WHAT IS REQUIRED => Leave the pictures out and retype the lines from the beginning through the line with "XAxis, YAxis, CartesianGrid", both ends included.

DATA SECTION =>
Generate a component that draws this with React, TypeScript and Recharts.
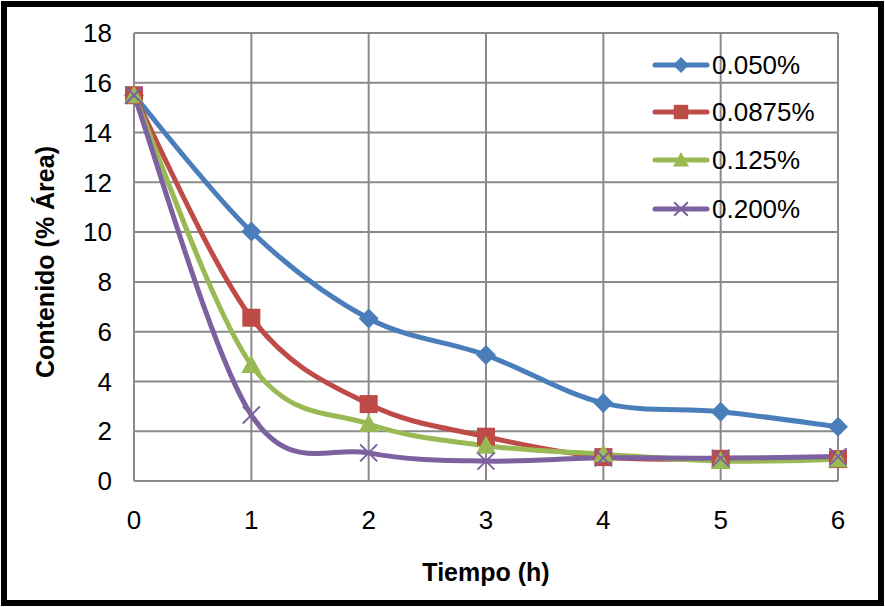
import React from 'react';
import { LineChart, Line, XAxis, YAxis, CartesianGrid } from 'recharts';

const hours = [0, 1, 2, 3, 4, 5, 6];
const conc050 = [15.5, 10.02, 6.53, 5.06, 3.13, 2.78, 2.18];
const conc0875 = [15.5, 6.56, 3.09, 1.78, 0.96, 0.89, 0.88];
const conc125 = [15.5, 4.66, 2.29, 1.42, 1.08, 0.8, 0.87];
const conc200 = [15.5, 2.65, 1.13, 0.8, 0.93, 0.92, 0.98];
const yTicks = [0, 2, 4, 6, 8, 10, 12, 14, 16, 18];

const series = [
  { key: 'c050', name: '0.050%', color: '#4A7EBB', shape: 'diamond', values: conc050 },
  { key: 'c0875', name: '0.0875%', color: '#BE4B48', shape: 'square', values: conc0875 },
  { key: 'c125', name: '0.125%', color: '#98B954', shape: 'triangle', values: conc125 },
  { key: 'c200', name: '0.200%', color: '#7D60A0', shape: 'cross', values: conc200 },
];

const data = hours.map((h, i) => {
  const row: any = { h };
  series.forEach((s) => (row[s.key] = s.values[i]));
  return row;
});

const FONT = '"Liberation Sans", Arial, sans-serif';

// Excel-style smoothed line (Catmull-Rom, tension 1/6)
const excelCurve = (context: any) => {
  let pts: number[][] = [];
  return {
    areaStart() {},
    areaEnd() {},
    lineStart() {
      pts = [];
    },
    lineEnd() {
      if (!pts.length) return;
      context.moveTo(pts[0][0], pts[0][1]);
      for (let i = 0; i < pts.length - 1; i++) {
        const p0 = pts[Math.max(i - 1, 0)];
        const p1 = pts[i];
        const p2 = pts[i + 1];
        const p3 = pts[Math.min(i + 2, pts.length - 1)];
        context.bezierCurveTo(
          p1[0] + (p2[0] - p0[0]) / 6,
          p1[1] + (p2[1] - p0[1]) / 6,
          p2[0] - (p3[0] - p1[0]) / 6,
          p2[1] - (p3[1] - p1[1]) / 6,
          p2[0],
          p2[1]
        );
      }
    },
    point(x: number, y: number) {
      pts.push([+x, +y]);
    },
  };
};

const Marker = ({ x, y, shape, color, size }: any) => {
  const r = size / 2;
  switch (shape) {
    case 'diamond':
      return <polygon points={`${x},${y - r} ${x + r},${y} ${x},${y + r} ${x - r},${y}`} fill={color} />;
    case 'square':
      return <rect x={x - r * 0.9} y={y - r * 0.9} width={r * 1.8} height={r * 1.8} fill={color} />;
    case 'triangle':
      return <polygon points={`${x},${y - r} ${x + r},${y + r * 0.8} ${x - r},${y + r * 0.8}`} fill={color} />;
    default:
      return (
        <g stroke={color} strokeWidth={2}>
          <line x1={x - r * 0.85} y1={y - r * 0.85} x2={x + r * 0.85} y2={y + r * 0.85} />
          <line x1={x - r * 0.85} y1={y + r * 0.85} x2={x + r * 0.85} y2={y - r * 0.85} />
        </g>
      );
  }
};

const makeDot = (shape: string, color: string) => (props: any) => {
  const { cx, cy, index } = props;
  return (
    <g key={`${shape}-${index}`}>
      <Marker x={cx} y={cy} shape={shape} color={color} size={20} />
    </g>
  );
};

const legendRows = [65, 112, 160, 209];

const App = () => {
  return (
    <div style={{ position: 'absolute', left: 0, top: 0, width: 885, height: 607, background: '#fff' }}>
      <LineChart width={885} height={607} data={data} margin={{ top: 33, right: 47, left: 0, bottom: 0 }}>
        <CartesianGrid stroke="#8a8a8a" strokeWidth={2} />
        <XAxis
          dataKey="h"
          type="number"
          domain={[0, 6]}
          ticks={hours}
          axisLine={false}
          tickLine={false}
          tickSize={0}
          tickMargin={30}
          height={126}
          tick={{ fill: '#000', fontSize: 26, fontFamily: FONT }}
          label={{
            content: () => (
              <text x={486} y={572} textAnchor="middle" dominantBaseline="central" fontFamily={FONT} fontSize={25} fontWeight="bold" fill="#000">
                Tiempo (h)
              </text>
            ),
          }}
        />
        <YAxis
          type="number"
          domain={[0, 18]}
          ticks={yTicks}
          axisLine={false}
          tickLine={false}
          tickSize={0}
          tickMargin={22}
          width={134}
          tick={{ fill: '#000', fontSize: 26, fontFamily: FONT }}
          label={{
            content: () => (
              <text x={45} y={262} transform="rotate(-90 45 262)" textAnchor="middle" dominantBaseline="central" fontFamily={FONT} fontSize={25} fontWeight="bold" fill="#000">
                Contenido (% Área)
              </text>
            ),
          }}
        />
        {series.map((s) => (
          <Line
            key={s.key}
            type={excelCurve as any}
            dataKey={s.key}
            name={s.name}
            stroke={s.color}
            strokeWidth={5}
            dot={makeDot(s.shape, s.color)}
            activeDot={false}
            isAnimationActive={false}
          />
        ))}
      </LineChart>
      <svg width={885} height={607} style={{ position: 'absolute', left: 0, top: 0, pointerEvents: 'none' }}>
        {series.map((s, i) => (
          <g key={s.key}>
            <line x1={655} x2={707} y1={legendRows[i]} y2={legendRows[i]} stroke={s.color} strokeWidth={5} strokeLinecap="round" />
            <Marker x={681} y={legendRows[i]} shape={s.shape} color={s.color} size={16} />
            <text x={712} y={legendRows[i]} dominantBaseline="central" fontFamily={FONT} fontSize={26} fill="#000">
              {s.name}
            </text>
          </g>
        ))}
        <rect x={4} y={4} width={877} height={599} fill="none" stroke="#000" strokeWidth={6} />
      </svg>
    </div>
  );
};

export default App;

THE COMPLETED TASK =>
Generate a component that draws this with React, TypeScript and Recharts.
import React from 'react';
import { LineChart, Line, XAxis, YAxis, CartesianGrid } from 'recharts';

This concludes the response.